I am writing a loop that takes two files per run e.g.a0.txt and b0.txt. I am running this over 100 files that run from a0.txt and b0.txt to a999.txt and b999.txt. The pattern function i use works perfect if i do the run for files a0 and b0 to a9 and b9 with only file pairs 0-9 in the directory. but when i put more files in the directory and do the run from '0:10, the loop fails and confuses vectors in files. I think this is becuase of thepattern` i use i.e.
list.files(pattern=paste('.', x, '\\.txt', sep=''))
This only looks for files that have '.',x,//txt.
So if '.'=a and x=1 it finds file a1. But i think it gets confused between a0 and a10 when I do the run over more files. But i cannot seem to find the appropriate loop that will serach for files that also look for files up to a999 and b999, as well.
Can anyone help with a better way to do this? code below.
dostuff <- function(x)
{
files <- list.files(pattern=paste('.', x, '\\.txt', sep=''))

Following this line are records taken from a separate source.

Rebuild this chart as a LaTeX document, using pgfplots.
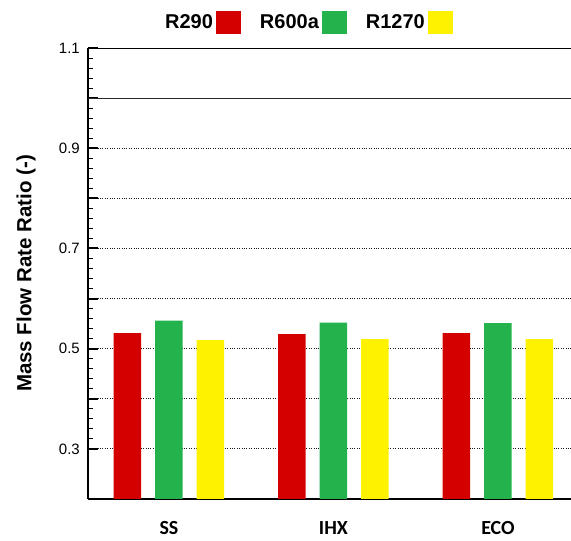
\documentclass[border=0pt]{standalone}
\usepackage{pgfplots}
\pgfplotsset{compat=1.18}
\usepackage{fontspec}
\setmainfont{Liberation Sans}
\newfontfamily\carlito{Carlito}
\definecolor{cred}{HTML}{D40000}
\definecolor{cgreen}{HTML}{23B24C}
\definecolor{cyellow}{HTML}{FFF200}
\pgfplotsset{sqleg/.style={legend image code/.code={\fill[##1,draw=none] (0pt,-11.5pt) rectangle (25pt,11.5pt);}}}
\begin{document}
\begin{tikzpicture}
\useasboundingbox (-88pt,-42pt) rectangle (483pt,499pt);
\begin{axis}[
  at={(0pt,0pt)}, anchor=south west,
  scale only axis, width=483pt, height=451pt,
  xmin=-0.4924, xmax=2.444, ymin=0.2, ymax=1.1,
  ybar=14pt, bar width=27.5pt,
  axis x line*=bottom, axis y line*=left,
  axis line style={line width=2.5pt, -},
  xtick={0,1,2}, xticklabels={SS,IHX,ECO},
  xticklabel style={font=\carlito\bfseries\fontsize{20}{24}\selectfont, anchor=base, yshift=-36pt},
  ytick={0.3,0.4,0.5,0.6,0.7,0.8,0.9,1.0,1.1},
  yticklabels={0.3,{},0.5,{},0.7,{},0.9,{},1.1},
  yticklabel style={font=\fontsize{15}{18}\selectfont, inner sep=0pt, xshift=-8pt},
  minor y tick num=4,
  tick align=inside,
  major tick length=10pt, minor tick length=5pt,
  major tick style={line width=2pt, black},
  minor tick style={line width=1pt, black},
  xtick style={draw=none},
  ymajorgrids, grid style={dotted, line width=1pt, black!90},
  ylabel={\bfseries Mass Flow Rate Ratio (-)},
  ylabel style={font=\fontsize{20.5}{24}\selectfont, at={(axis description cs:-0.1284,0.5)}, anchor=center},
  legend columns=3,
  legend style={draw=none, fill=none, inner sep=0pt, at={(axis description cs:0.1594,1.082)}, anchor=north west,
    font=\bfseries\fontsize{20}{24}\selectfont,
    /tikz/every odd column/.append style={column sep=3pt},
    /tikz/every even column/.append style={column sep=19pt},
    nodes={inner sep=0pt}},
  legend plot pos=right,
]
\addplot[sqleg, fill=cred, draw=none] coordinates {(0,0.531) (1,0.529) (2,0.531)};
\addlegendentry{R290}
\addplot[sqleg, fill=cgreen, draw=none] coordinates {(0,0.556) (1,0.552) (2,0.551)};
\addlegendentry{R600a}
\addplot[sqleg, fill=cyellow, draw=none] coordinates {(0,0.517) (1,0.519) (2,0.519)};
\addlegendentry{R1270}
\draw[line width=1pt, black!85] (rel axis cs:0,0.8889) -- (rel axis cs:1,0.8889);
\draw[line width=2.5pt, black] (rel axis cs:0,1) -- (rel axis cs:1,1);
\end{axis}
\end{tikzpicture}
\end{document}
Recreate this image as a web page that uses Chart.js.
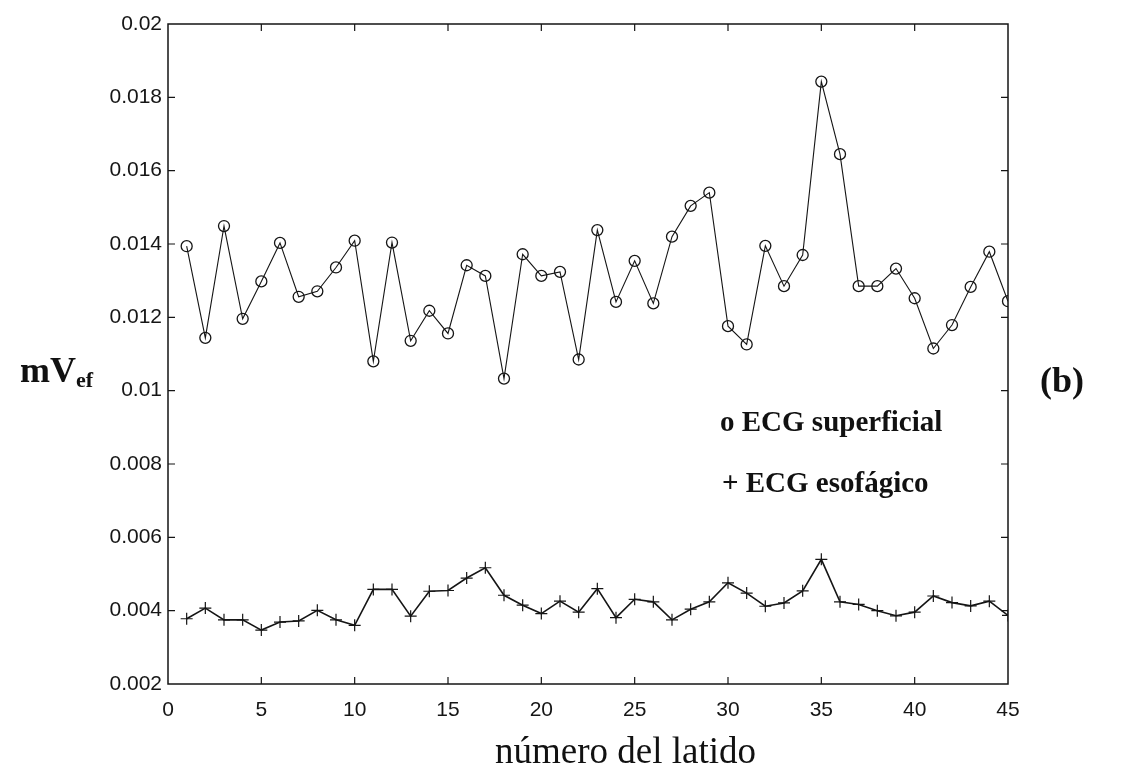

a <- read.table(files[1],header=FALSE) #file a0.txt
G <- a$V1-a$V2
b <- read.table(files[2],header=FALSE) #file b0.txt
as.factor(b$V2)
q <- tapply(b$V3,b$V2,Fun=length)
H <- b$V1-b$V2
model <- lm(G~H)
return(model$coefficients[2],q)
}
results <- sapply(0:10,dostuff)
Error in tapply(b$V3, b$V2, FUN = length) : arguments must have same length
How about getting the files directly, without searching. i.e.
dostuff <- function(x)
{
a.filename <- paste('a', x, '.txt', sep='') # a<x>.txt
b.filename <- paste('b', x, '.txt', sep='') # b<x>.txt
a <- read.table(a.filename, header=FALSE)
# [...]
b <- read.table(b.filename, header=FALSE)
# [...]
}
But the error message says the problem is caused by the call to tapply rather than anything about incorrect file names, and I have literally no idea how that could happen, since I thought a data frame (which read.table creates) always has the same number of rows for each column. Did you copy-paste that error message out of R? (I have a feeling there might be a typo, and so it was, for example, q <- tapply(a$V3,b$V2,Fun=length). But I could easily be wrong)
Also, as.factor(b$V2) doesn't modify b$V2, it just returns a factor representing b$V2: after you call as.factor b$V2 is still a vector. You need to assign it to something, e.g.:
V2.factor <- as.factor(b$V2)
If the beginning of the two files is always the same (a,b in your example); you could use this information in the pattern:
x <- 1
list.files(pattern=paste('[a,b]', x, '\\.txt', sep=''))
# [1] "a1.txt" "b1.txt"
x <- 11
list.files(pattern=paste('[a,b]', x, '\\.txt', sep=''))
# [1] "a11.txt" "b11.txt"
Edit: and you should include the ^ as well, as Wojciech proposed. ^ matches the beginning of a line or in your case the beginning of the filename.